I have a LWC that loads on a frequently accessed lightning page (thousands of times an hour).
It makes a request through synchronous Apex to a legacy webservice where response times are 20 seconds. The rest of the transaction happens within milliseconds.
Concurrent Apex Limits
Considering concurrent Apex request limit is 10 total requests that go over 5 seconds, I would expect many request to denied, but the documentation states:
"HTTP Callout processing time isn't included when calculating the limit".
Does this mean that the 20 seconds it takes to get a response is not counted against the transaction time?
Or does "HTTP Callout processing time" refer to the backend operation time related to the SF platform making a request and receiving a response, excluding the actual response time from the endpoint.
The timeout can be extended to 120ms. From the documentation:
The default timeout is 10 seconds. A custom timeout can be defined for each callout. The minimum is 1 millisecond and the maximum is 120,000 milliseconds. See the examples in the next section for how to set custom timeouts for Web services or HTTP callouts.
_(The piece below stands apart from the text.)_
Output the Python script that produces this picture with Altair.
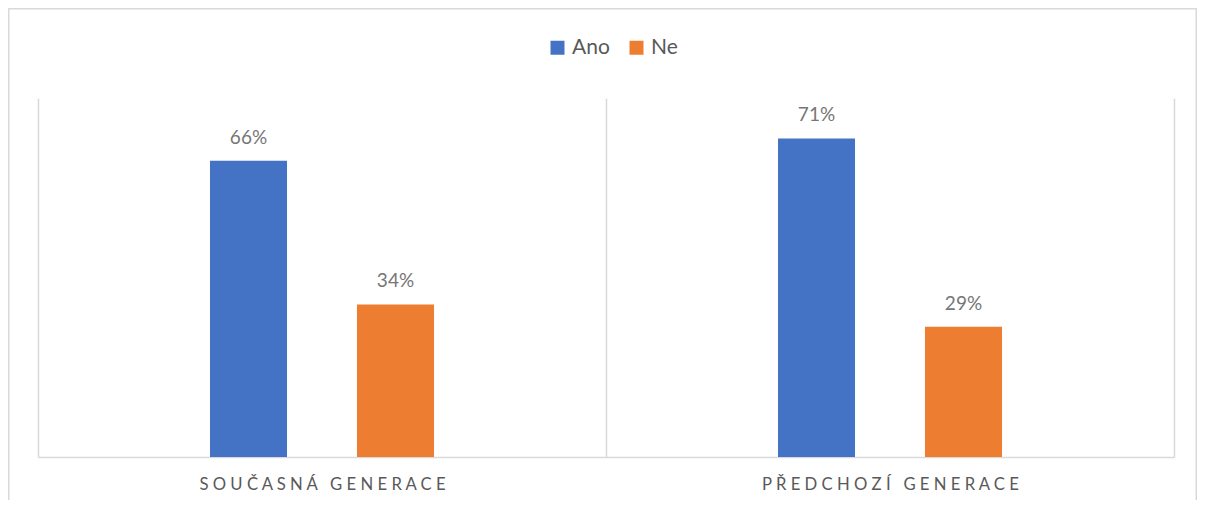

Is the upper limit for this so high to accommodate for the low volume use cases where you do not have overlapping long running API callouts?
Concurrent API Limits
Documentation states:
The following table lists the limits for various types of orgs for concurrent inbound requests (calls) with a duration of 20 seconds or longer.
Org Type ||| Limit Developer Edition and Trial orgs ||| 5 Production orgs and Sandboxes ||| 25
The timeout limit for an API call is 600,000 milliseconds (10 minutes).
I'm confused by the use of "inbound requests" and "calls". Are these calls to the Salesforce REST API from an external client or calls from Salesforce to external endpoints?